#### GIVEN PROBLEM:
Beginning at the first line of the data, print each line exactly, stopping after the line that contains "import * as d3 from 'd3';".

#### PROVIDED MATERIAL:
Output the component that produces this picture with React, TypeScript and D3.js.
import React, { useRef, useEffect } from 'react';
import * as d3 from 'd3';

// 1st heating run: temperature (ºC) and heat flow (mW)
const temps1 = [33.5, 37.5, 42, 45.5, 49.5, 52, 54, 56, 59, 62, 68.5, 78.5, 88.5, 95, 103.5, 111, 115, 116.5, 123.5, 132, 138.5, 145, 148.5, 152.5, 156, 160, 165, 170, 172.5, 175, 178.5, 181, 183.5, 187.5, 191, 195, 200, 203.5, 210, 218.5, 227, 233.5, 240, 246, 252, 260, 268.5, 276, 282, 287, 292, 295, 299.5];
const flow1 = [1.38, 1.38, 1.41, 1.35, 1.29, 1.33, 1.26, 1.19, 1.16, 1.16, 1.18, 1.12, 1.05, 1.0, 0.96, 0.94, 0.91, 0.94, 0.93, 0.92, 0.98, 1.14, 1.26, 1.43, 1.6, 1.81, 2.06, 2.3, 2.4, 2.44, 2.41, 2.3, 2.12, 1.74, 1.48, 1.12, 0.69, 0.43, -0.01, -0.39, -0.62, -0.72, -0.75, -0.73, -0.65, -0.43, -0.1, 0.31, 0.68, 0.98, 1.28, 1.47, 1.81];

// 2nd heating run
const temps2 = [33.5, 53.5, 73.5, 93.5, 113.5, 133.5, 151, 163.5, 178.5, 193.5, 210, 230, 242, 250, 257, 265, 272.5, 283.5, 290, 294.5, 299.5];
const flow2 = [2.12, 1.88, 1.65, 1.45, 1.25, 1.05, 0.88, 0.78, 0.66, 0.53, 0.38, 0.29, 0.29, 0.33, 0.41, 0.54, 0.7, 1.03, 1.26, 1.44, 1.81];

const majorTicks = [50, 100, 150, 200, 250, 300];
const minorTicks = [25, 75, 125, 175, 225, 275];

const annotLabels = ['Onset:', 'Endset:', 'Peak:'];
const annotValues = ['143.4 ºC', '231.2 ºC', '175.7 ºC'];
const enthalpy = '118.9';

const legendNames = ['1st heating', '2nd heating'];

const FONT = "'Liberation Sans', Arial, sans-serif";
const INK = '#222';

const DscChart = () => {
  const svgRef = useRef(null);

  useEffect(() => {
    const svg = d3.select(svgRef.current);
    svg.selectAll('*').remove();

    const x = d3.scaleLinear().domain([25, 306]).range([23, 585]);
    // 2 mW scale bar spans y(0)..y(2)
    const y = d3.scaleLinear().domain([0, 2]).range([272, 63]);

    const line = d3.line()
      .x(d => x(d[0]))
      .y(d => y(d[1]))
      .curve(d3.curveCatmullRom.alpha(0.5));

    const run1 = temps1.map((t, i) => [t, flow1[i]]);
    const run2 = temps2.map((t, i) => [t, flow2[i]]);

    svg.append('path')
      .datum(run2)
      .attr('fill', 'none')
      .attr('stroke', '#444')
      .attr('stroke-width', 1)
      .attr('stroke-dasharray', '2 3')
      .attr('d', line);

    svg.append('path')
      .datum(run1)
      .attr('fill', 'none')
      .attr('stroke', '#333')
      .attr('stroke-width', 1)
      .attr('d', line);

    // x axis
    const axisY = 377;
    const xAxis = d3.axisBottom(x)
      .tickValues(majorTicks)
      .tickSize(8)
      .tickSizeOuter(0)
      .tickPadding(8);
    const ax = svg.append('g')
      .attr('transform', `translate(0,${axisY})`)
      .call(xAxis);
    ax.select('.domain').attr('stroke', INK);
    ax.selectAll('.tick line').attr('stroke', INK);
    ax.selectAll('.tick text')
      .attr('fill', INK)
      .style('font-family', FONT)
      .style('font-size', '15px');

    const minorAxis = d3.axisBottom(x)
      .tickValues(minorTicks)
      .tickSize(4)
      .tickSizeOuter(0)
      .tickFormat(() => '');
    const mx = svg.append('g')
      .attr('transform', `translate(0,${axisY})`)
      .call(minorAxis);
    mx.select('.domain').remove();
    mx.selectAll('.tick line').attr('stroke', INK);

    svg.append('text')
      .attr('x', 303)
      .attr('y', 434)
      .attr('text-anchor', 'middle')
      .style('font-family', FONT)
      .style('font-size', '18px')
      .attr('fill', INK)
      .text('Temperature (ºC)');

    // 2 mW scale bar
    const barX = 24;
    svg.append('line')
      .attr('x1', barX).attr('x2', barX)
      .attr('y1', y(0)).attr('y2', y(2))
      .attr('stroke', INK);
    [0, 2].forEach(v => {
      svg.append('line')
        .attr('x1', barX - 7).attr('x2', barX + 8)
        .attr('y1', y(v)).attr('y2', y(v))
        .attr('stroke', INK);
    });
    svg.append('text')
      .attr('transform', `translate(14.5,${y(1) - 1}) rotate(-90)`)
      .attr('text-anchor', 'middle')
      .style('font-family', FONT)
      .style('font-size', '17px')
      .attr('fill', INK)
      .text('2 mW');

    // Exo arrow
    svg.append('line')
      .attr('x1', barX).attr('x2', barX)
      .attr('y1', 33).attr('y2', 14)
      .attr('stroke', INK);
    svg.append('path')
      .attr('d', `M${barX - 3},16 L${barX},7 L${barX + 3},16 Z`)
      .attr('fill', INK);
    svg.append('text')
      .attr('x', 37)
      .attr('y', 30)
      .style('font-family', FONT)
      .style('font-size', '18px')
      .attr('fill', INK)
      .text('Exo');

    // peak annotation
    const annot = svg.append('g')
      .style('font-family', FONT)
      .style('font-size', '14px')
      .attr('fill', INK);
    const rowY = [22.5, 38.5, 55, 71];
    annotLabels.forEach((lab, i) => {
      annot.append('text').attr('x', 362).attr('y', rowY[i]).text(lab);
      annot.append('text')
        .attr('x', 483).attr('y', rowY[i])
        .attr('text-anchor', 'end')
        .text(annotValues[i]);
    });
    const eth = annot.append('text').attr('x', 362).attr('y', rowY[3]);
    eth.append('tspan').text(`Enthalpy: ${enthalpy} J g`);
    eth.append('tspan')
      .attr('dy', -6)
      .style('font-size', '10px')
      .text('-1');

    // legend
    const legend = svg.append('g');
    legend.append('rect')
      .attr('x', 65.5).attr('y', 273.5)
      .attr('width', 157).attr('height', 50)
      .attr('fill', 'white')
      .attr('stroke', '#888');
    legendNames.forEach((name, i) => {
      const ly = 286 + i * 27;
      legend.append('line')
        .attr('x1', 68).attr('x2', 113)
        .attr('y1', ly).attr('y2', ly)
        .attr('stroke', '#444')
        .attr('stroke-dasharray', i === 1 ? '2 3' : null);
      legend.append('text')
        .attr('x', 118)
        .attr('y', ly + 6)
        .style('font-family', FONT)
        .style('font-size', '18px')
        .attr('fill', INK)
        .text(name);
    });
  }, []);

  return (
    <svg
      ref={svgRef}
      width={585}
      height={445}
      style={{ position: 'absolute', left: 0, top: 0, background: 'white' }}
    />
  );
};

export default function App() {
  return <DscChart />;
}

#### TASK SOLUTION:
Output the component that produces this picture with React, TypeScript and D3.js.
import React, { useRef, useEffect } from 'react';
import * as d3 from 'd3';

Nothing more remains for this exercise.